Q46. A new API has no spec. How do you start testing it? A46. Capture traffic, infer the contract into an OpenAPI doc, agree it with the producer, lint it, then drive automation off it. Don't write tests against undocumented behavior.
Q47. The team owns 200 microservices. How do you scale API testing? A47. Centralize on spec-driven automation. Make the OpenAPI repo the source of truth. AI-generate baseline coverage. Wire contract tests into a shared CI library. Rank services by traffic and risk for hand-written depth.
Q48. Tests pass in CI but fail in staging. Why? A48. Environment drift — different config, different downstream versions, different data. Compare deployed image SHAs, run the same tests against both with identical inputs, log diffs.
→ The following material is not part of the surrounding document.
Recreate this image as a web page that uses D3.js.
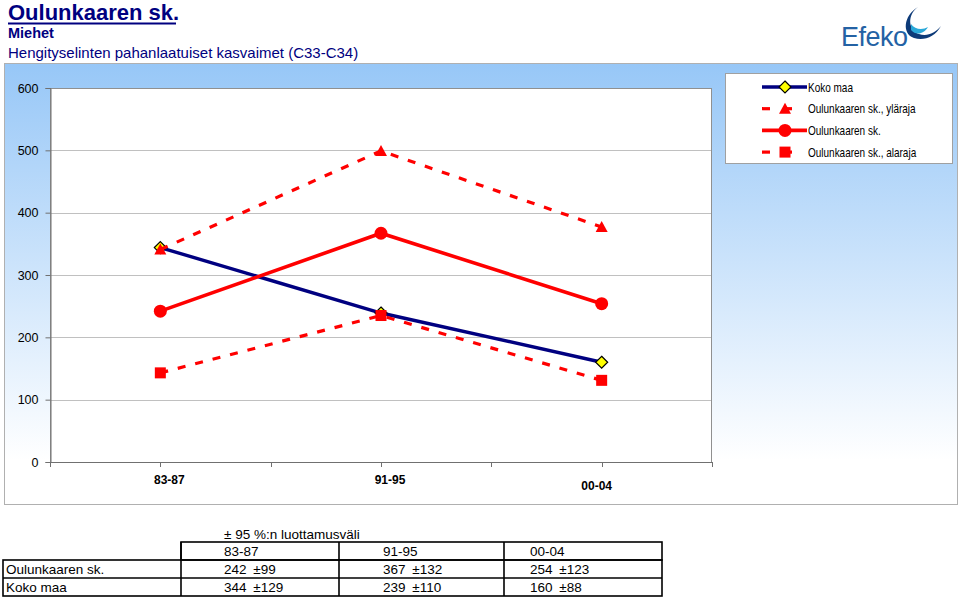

Q49. The product owner wants UI tests instead of API tests. How do you respond? A49. Show the cost-and-coverage curve: an API test costs ~10 ms and is stable; the equivalent UI test costs ~10 s and flakes. For the same budget, API tests find more bugs faster. UI tests still matter — but for UI behavior, not for backend logic.
Q50. How do you handle a breaking change to a public API? A50. Versioning (URL or header), deprecation timeline, dual-running old and new for one major release, contract tests in both shapes, consumer notification.
API testing interview prep checklist
- ✔ Re-read the OpenAPI 3.1 spec at least once
- ✔ Build a working contract test with Schemathesis or Total Shift Left
- ✔ Memorize the OWASP API Security Top 10
- ✔ Know the difference between idempotent and safe HTTP methods
- ✔ Know status code categories cold
- ✔ Run an API test in CI (GitHub Actions, GitLab, or Jenkins)
- ✔ Practice explaining shift-left to a non-technical interviewer
- ✔ Have one war-story bug ready that you found through API testing
FAQ
What are the most common API testing interview questions in 2026? The most common questions cluster into six themes: API testing fundamentals, HTTP and REST mechanics, contract and schema validation, security (OWASP API Top 10), performance, and CI/CD integration. Senior interviews add shift-left strategy and AI-assisted test generation.
How do I prepare for an API testing interview? Practice with a real OpenAPI spec — import one into Postman or Total Shift Left, write contract tests, and run them in CI. Review the OWASP API Top 10. Memorize the difference between idempotent and safe methods, status code categories, and authentication flows.
What is the difference between API testing and integration testing? API testing validates the contract a single service exposes. Integration testing validates how multiple services compose. There is overlap, but API testing is narrower and runs much faster.
How do you test an API without documentation? Capture traffic with a proxy (Charles, mitmproxy), reverse-engineer the contract, build an OpenAPI spec from the captured requests, then use it as the source of truth for tests. AI tools can assist with spec inference.
What is the OWASP API Security Top 10? A list of the most critical API security risks — broken object-level authorization, broken authentication, excessive data exposure, unrestricted resource consumption, broken function-level authorization, unrestricted access to sensitive flows, SSRF, security misconfiguration, improper inventory management, and unsafe consumption of APIs.
How does AI change API testing interviews? Senior interviews now ask candidates to evaluate AI-generated tests for coverage gaps, false positives, and contract drift — not just hand-write tests. Familiarity with schema-aware AI generators is a differentiator.
Conclusion
A 2026 API testing interview is a strategy conversation as much as a syntax quiz. Master HTTP and REST mechanics, but invest equally in contract testing, OWASP API security, and shift-left CI patterns. If you can talk fluently about both sides of the traditional-vs-API-first diagram and bring one concrete bug story, you will outperform candidates who only memorized verbs and status codes.